Bank guarantees are tailored to meet specific needs in financial transactions.
A financial guarantee ensures the bank covers a borrower’s financial obligations if they default. Common in bond issuances, the bank assures investors of payment for interest and principal. Under IFRS 9, financial guarantees are recognized as financial liabilities and measured at fair value initially, with subsequent assessments of expected credit losses. For example, if a company issues a $1 million bond with a bank guarantee, the bank evaluates the issuer’s credit risk and adjusts provisions accordingly.
Performance guarantees ensure contractual obligations are met, particularly in construction and infrastructure projects. These guarantees provide project owners with assurance that contractors will complete the work as specified. Under GAAP, performance guarantees are treated as contingent liabilities, requiring disclosure in financial statements if a claim is likely and the amount can be estimated. For instance, a contractor securing a $500,000 performance guarantee ensures the bank covers costs if the contractor fails to deliver.

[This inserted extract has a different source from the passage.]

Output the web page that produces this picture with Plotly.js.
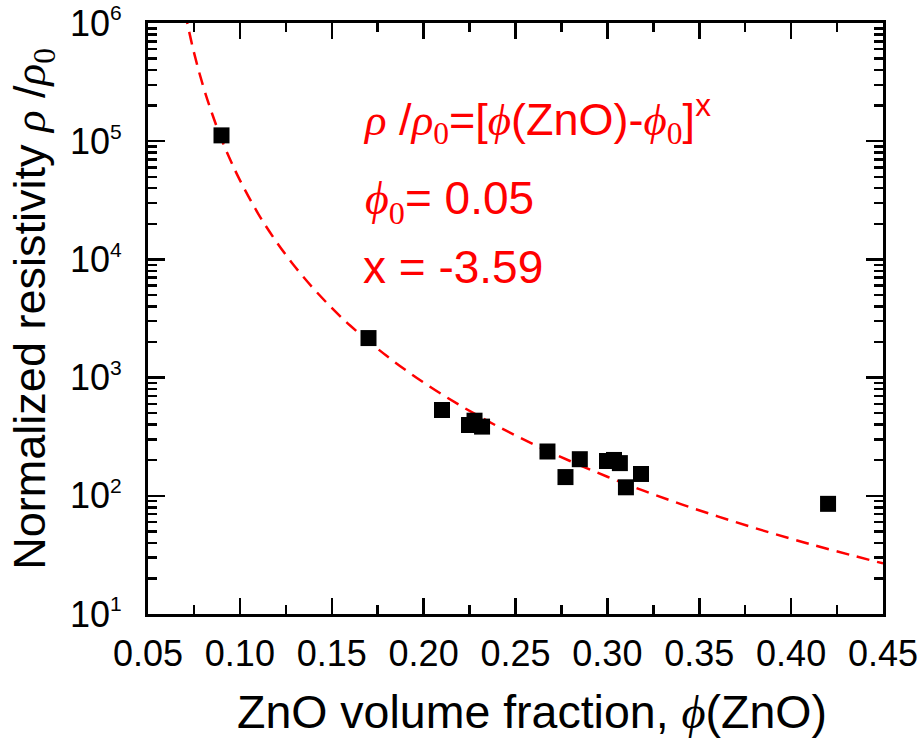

Payment guarantees ensure buyers fulfill payment obligations to sellers, often used in international trade to mitigate non-payment risks. These guarantees are especially relevant when dealing with unfamiliar parties or different jurisdictions. Under the Uniform Customs and Practice for Documentary Credits (UCP 600), payment guarantees are treated as independent obligations, separate from the underlying contract. For example, an exporter might require a $200,000 payment guarantee, with the bank stepping in if the importer defaults.
The accounting treatment of bank guarantees affects both the financial statements of issuing banks and applicants. For banks, guarantees are typically recorded as off-balance sheet items under contingent liabilities, reflecting no immediate outflow of resources unless the guarantee is invoked. However, under IFRS 9, banks must recognize expected credit losses (ECLs) associated with guarantees. ECLs are calculated using probability-weighted scenarios, incorporating historical data, current conditions, and forward-looking information. For example, a $1 million guarantee with a 2% default probability requires the bank to record a $20,000 ECL.
For applicants, fees paid to secure a bank guarantee are recognized as expenses in the income statement. If the guarantee is tied to a specific project or asset, these fees may be capitalized and amortized over the project’s life, following the matching principle under GAAP. Applicants must also disclose guarantees in their financial statement notes, particularly when they represent significant obligations. This ensures transparency for stakeholders, offering insight into financial commitments and associated risks.